Chicago Board of Trade (CBOT) March corn settled down 4-3/4 cents at $3.76-1/2 a bushel (all figures US$). March soybeans ended down 5-3/4 cents at $9.15-1/4 a bushel and March wheat finished down 1/4 cent at $5.16-1/2 a bushel.
Corn was pressured in part by the Buenos Aires Grains Exchange raising its estimate of Argentina’s corn crop to 45 million tonnes, from 43 million previously, citing better-than-expected yields.
The exchange kept its Argentine soybean crop estimate unchanged at 53 million tonnes, despite weeks of heavy rains that had raised concerns about the oilseed crop.
Corn was also seen by some as less vulnerable to damage.
“All that water sitting there, it probably helps soil moisture. So I think that’s why you are seeing that corn estimate go up,” Matt Connelly, analyst at the Hightower Report in Chicago.
Technical selling also pressured corn. The March contract turned lower after failing to top Wednesday’s one-week high of $3.81-1/2.
The U.S. Department of Agriculture (USDA) reported export sales of U.S. corn in the week to Dec. 20 at 1.75 million tonnes (old- and new-crop years combined), above trade expectations for 1.05 million to 1.6 million tonnes.

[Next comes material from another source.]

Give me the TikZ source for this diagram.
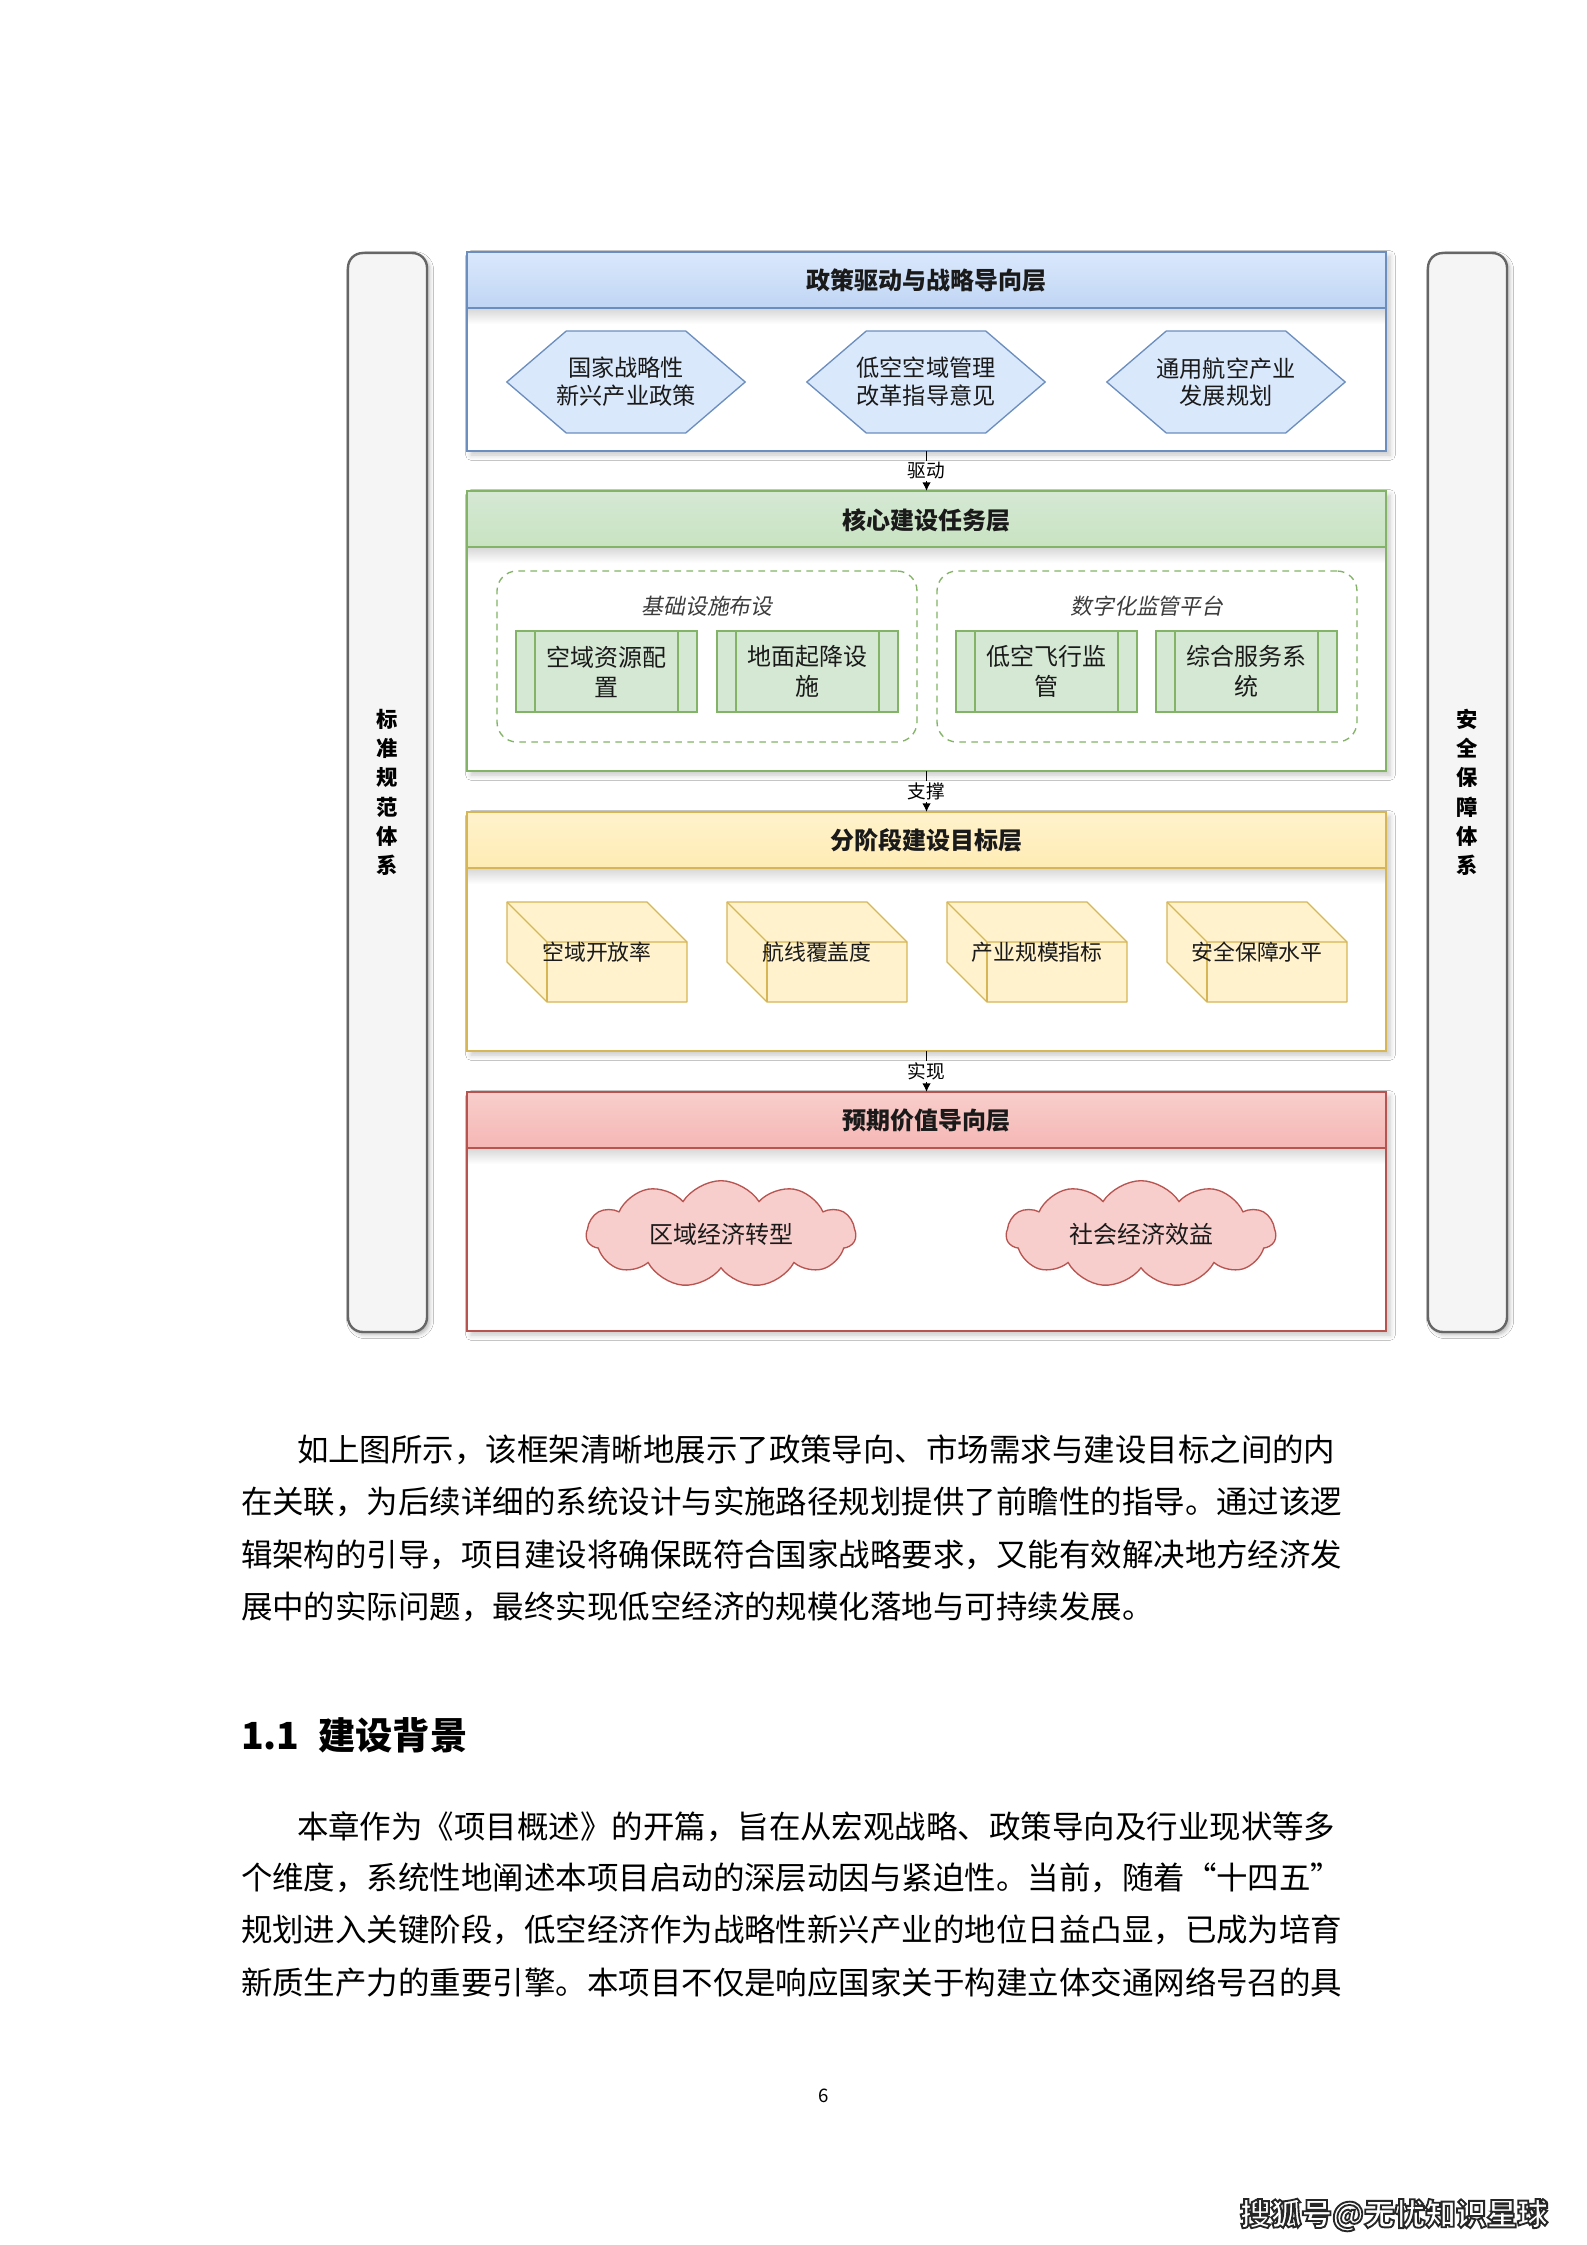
\documentclass[tikz,border=0pt]{standalone}
\usepackage{fontspec}
\setmainfont{Noto Sans CJK SC}
\newfontfamily\cjkit{Noto Sans CJK SC}[FakeSlant=0.2]
\usetikzlibrary{shapes.symbols,shadows.blur,fit,arrows.meta,calc}
\definecolor{blueA}{HTML}{DAE8FC}\definecolor{blueB}{HTML}{7EA6E0}\definecolor{blueS}{HTML}{6C8EBF}
\definecolor{greenA}{HTML}{D5E8D4}\definecolor{greenB}{HTML}{97D077}\definecolor{greenS}{HTML}{82B366}
\definecolor{yellowA}{HTML}{FFF2CC}\definecolor{yellowB}{HTML}{FFD966}\definecolor{yellowS}{HTML}{D6B656}
\definecolor{redA}{HTML}{F8CECC}\definecolor{redB}{HTML}{EA6B66}\definecolor{redS}{HTML}{B85450}
\definecolor{barF}{HTML}{F5F5F5}\definecolor{barS}{HTML}{666666}\definecolor{txt}{HTML}{1A1A1A}
\pgfdeclarelayer{back}\pgfdeclarelayer{mid}\pgfsetlayers{back,mid,main}
\begin{document}
\begin{tikzpicture}[x=0.375pt,y=-0.375pt,
  every node/.style={inner sep=0pt,outer sep=0pt},
  sidebar/.style={draw=barS,line width=0.9pt,fill=barF,rounded corners=5.5pt,
    minimum width=29.625pt,minimum height=404.6pt,
    blur shadow={shadow xshift=1pt,shadow yshift=-1pt,shadow opacity=30,shadow blur steps=4,shadow blur radius=1.5pt},
    align=center,font=\bfseries\fontsize{8}{11}\selectfont,text=black},
  layerbox/.style={draw=#1S,line width=0.6pt,fill=white,
    blur shadow={shadow xshift=1.5pt,shadow yshift=-1.5pt,shadow opacity=22,shadow blur steps=6,shadow blur radius=2pt},
    path picture={
      \shade[top color=#1A,bottom color=#1B] (path picture bounding box.north west) rectangle ([yshift=-21pt]path picture bounding box.north east);
      \shade[top color=black!16,bottom color=white] ([yshift=-21pt]path picture bounding box.north west) rectangle ([yshift=-27pt]path picture bounding box.north east);
      \draw[#1S,line width=0.6pt] ([yshift=-21pt]path picture bounding box.north west) -- ([yshift=-21pt]path picture bounding box.north east);}},
  ltitle/.style={font=\bfseries\fontsize{9}{11}\selectfont,text=txt},
  hexa/.style={minimum width=89.4pt,minimum height=38.25pt,align=center,font=\fontsize{8.7}{10.4}\selectfont,text=txt},
  hexline/.style={draw=blueS,fill=blueA,line width=0.5pt},
  grp/.style={draw=greenS,dash pattern=on 2.5pt off 2pt,rounded corners=7.5pt,line width=0.5pt},
  grplabel/.style={font=\cjkit\fontsize{8.2}{10}\selectfont,text=txt!85},
  procbox/.style={draw=greenS,fill=greenA,line width=0.6pt,align=center,font=\fontsize{9}{11.25}\selectfont,text=txt,
    minimum width=67.875pt,minimum height=30.375pt,
    path picture={
      \draw[greenS,line width=0.6pt] ([xshift=7.1pt]path picture bounding box.north west) -- ([xshift=7.1pt]path picture bounding box.south west);
      \draw[greenS,line width=0.6pt] ([xshift=-7.1pt]path picture bounding box.north east) -- ([xshift=-7.1pt]path picture bounding box.south east);}},
  cubetext/.style={font=\fontsize{8.2}{10}\selectfont,text=txt,minimum width=67.5pt,minimum height=37.5pt},
  cubeline/.style={draw=yellowS,fill=yellowA,line width=0.5pt,line join=round},
  cubeedge/.style={draw=yellowS,line width=0.5pt},
  cloudbox/.style={cloud,cloud puffs=11,cloud puff arc=115,aspect=2.6,draw=redS,fill=redA,line width=0.5pt,
    minimum width=101pt,minimum height=39.4pt,font=\fontsize{9}{11}\selectfont,text=txt},
  conn/.style={draw=black,line width=0.6pt,-{Latex[length=3.2pt,width=3.2pt]}},
  clabel/.style={fill=white,inner sep=0.6pt,font=\fontsize{7}{8}\selectfont,text=black},
  body/.style={anchor=base west,font=\fontsize{11.8}{14}\selectfont,text=black}
]
\begin{pgfonlayer}{back}
\path[use as bounding box,fill=white] (0,0) rectangle (1587,2245);
\node[sidebar] (SL) at (387.5,792.5) {标\\准\\规\\范\\体\\系};
\node[sidebar] (SR) at (1467.5,792.5) {安\\全\\保\\障\\体\\系};
\node[layerbox=blue,fit={(467,252) (1386,451)}] (L1) {};
\node[layerbox=green,fit={(467,491) (1386,771)}] (L2) {};
\node[layerbox=yellow,fit={(467,812) (1386,1051)}] (L3) {};
\node[layerbox=red,fit={(467,1092) (1386,1331)}] (L4) {};
\end{pgfonlayer}

% layer titles
\node[ltitle] (T1) at (926.5,280) {政策驱动与战略导向层};
\node[ltitle] (T2) at (926.5,520) {核心建设任务层};
\node[ltitle] (T3) at (926.5,840) {分阶段建设目标层};
\node[ltitle] (T4) at (926.5,1120) {预期价值导向层};

% hexagons
\node[hexa] (H1) at (626,382) {国家战略性\\新兴产业政策};
\node[hexa] (H2) at (926,382) {低空空域管理\\改革指导意见};
\node[hexa] (H3) at (1226,382) {通用航空产业\\发展规划};
\begin{pgfonlayer}{mid}
\foreach \h in {H1,H2,H3}
  \draw[hexline] (\h.west) -- ([xshift=22.3pt]\h.north west) -- ([xshift=-22.3pt]\h.north east)
    -- (\h.east) -- ([xshift=-22.3pt]\h.south east) -- ([xshift=22.3pt]\h.south west) -- cycle;
\end{pgfonlayer}

% groups
\node[grp,fit={(497,571) (917,742)}] (G1) {};
\node[grp,fit={(937,571) (1357,742)}] (G2) {};
\node[grplabel] (G1t) at (707,606) {基础设施布设};
\node[grplabel] (G2t) at (1147,606) {数字化监管平台};
\node[procbox] (P1) at (606.5,671.5) {空域资源配\\置};
\node[procbox] (P2) at (807.5,671.5) {地面起降设\\施};
\node[procbox] (P3) at (1046.5,671.5) {低空飞行监\\管};
\node[procbox] (P4) at (1246.5,671.5) {综合服务系\\统};

% cubes
\node[cubetext] (C1) at (597,952) {空域开放率};
\node[cubetext] (C2) at (817,952) {航线覆盖度};
\node[cubetext] (C3) at (1037,952) {产业规模指标};
\node[cubetext] (C4) at (1257,952) {安全保障水平};
\begin{pgfonlayer}{mid}
\foreach \c in {C1,C2,C3,C4}{
  \draw[cubeline] (\c.north west) -- ([xshift=-15pt]\c.north east) -- ([yshift=-15pt]\c.north east)
    -- (\c.south east) -- ([xshift=15pt]\c.south west) -- ([yshift=15pt]\c.south west) -- cycle;
  \draw[cubeedge] (\c.north west) -- ([xshift=15pt,yshift=-15pt]\c.north west) -- ([yshift=-15pt]\c.north east);
  \draw[cubeedge] ([xshift=15pt,yshift=-15pt]\c.north west) -- ([xshift=15pt]\c.south west);
}
\end{pgfonlayer}

% clouds
\node[cloudbox] (K1) at (721,1234) {区域经济转型};
\node[cloudbox] (K2) at (1141,1234) {社会经济效益};

% connectors
\draw[conn] (L1.south) -- node[clabel] (E1) {驱动} (L2.north);
\draw[conn] (L2.south) -- node[clabel] (E2) {支撑} (L3.north);
\draw[conn] (L3.south) -- node[clabel] (E3) {实现} (L4.north);

% body text
\node[body] (B1) at (297,1461) {如上图所示，该框架清晰地展示了政策导向、市场需求与建设目标之间的内};
\node[body] (B2) at (241,1513) {在关联，为后续详细的系统设计与实施路径规划提供了前瞻性的指导。通过该逻};
\node[body] (B3) at (241,1566) {辑架构的引导，项目建设将确保既符合国家战略要求，又能有效解决地方经济发};
\node[body] (B4) at (241,1618) {展中的实际问题，最终实现低空经济的规模化落地与可持续发展。};
\node[anchor=base west,font=\bfseries\fontsize{14}{16}\selectfont,text=black] (S1) at (241,1749) {1.1\hspace{7pt}建设背景};
\node[body] (B5) at (297,1838) {本章作为《项目概述》的开篇，旨在从宏观战略、政策导向及行业现状等多};
\node[body] (B6) at (241,1889) {个维度，系统性地阐述本项目启动的深层动因与紧迫性。当前，随着“十四五”};
\node[body] (B7) at (241,1941) {规划进入关键阶段，低空经济作为战略性新兴产业的地位日益凸显，已成为培育};
\node[body] (B8) at (241,1994) {新质生产力的重要引擎。本项目不仅是响应国家关于构建立体交通网络号召的具};
\node[font=\fontsize{7}{8}\selectfont,text=black] (PN) at (824,2096) {6};
\node[anchor=east,font=\bfseries\fontsize{11.5}{13}\selectfont,text=white] (WM) at (1548,2215)
  {\special{pdf:literal direct 2 Tr 0.7 w 0.15 0.15 0.15 RG}搜狐号@无忧知识星球\special{pdf:literal direct 0 Tr}};
\end{tikzpicture}
\end{document}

The export sales release was USDA’s first since a month-long partial government shutdown suspended the reports.
CBOT soybeans closed lower as the market awaited developments from U.S. trade talks with China, the world’s top soy importer.
President Donald Trump said he will meet with Chinese President Xi Jinping soon to try to seal a comprehensive trade deal as the top U.S. trade negotiator reported “substantial progress” in two days of high-level talks.
CBOT wheat futures followed corn and soybeans lower, but pared losses toward the close of the last trading session of the month.
Wheat drew underlying support from worries about dry weather in Australia. Its western coast is facing hot, dry weather over the next three months, the country’s meteorology bureau said, denting the outlook for wheat production in the world’s fourth-largest exporter.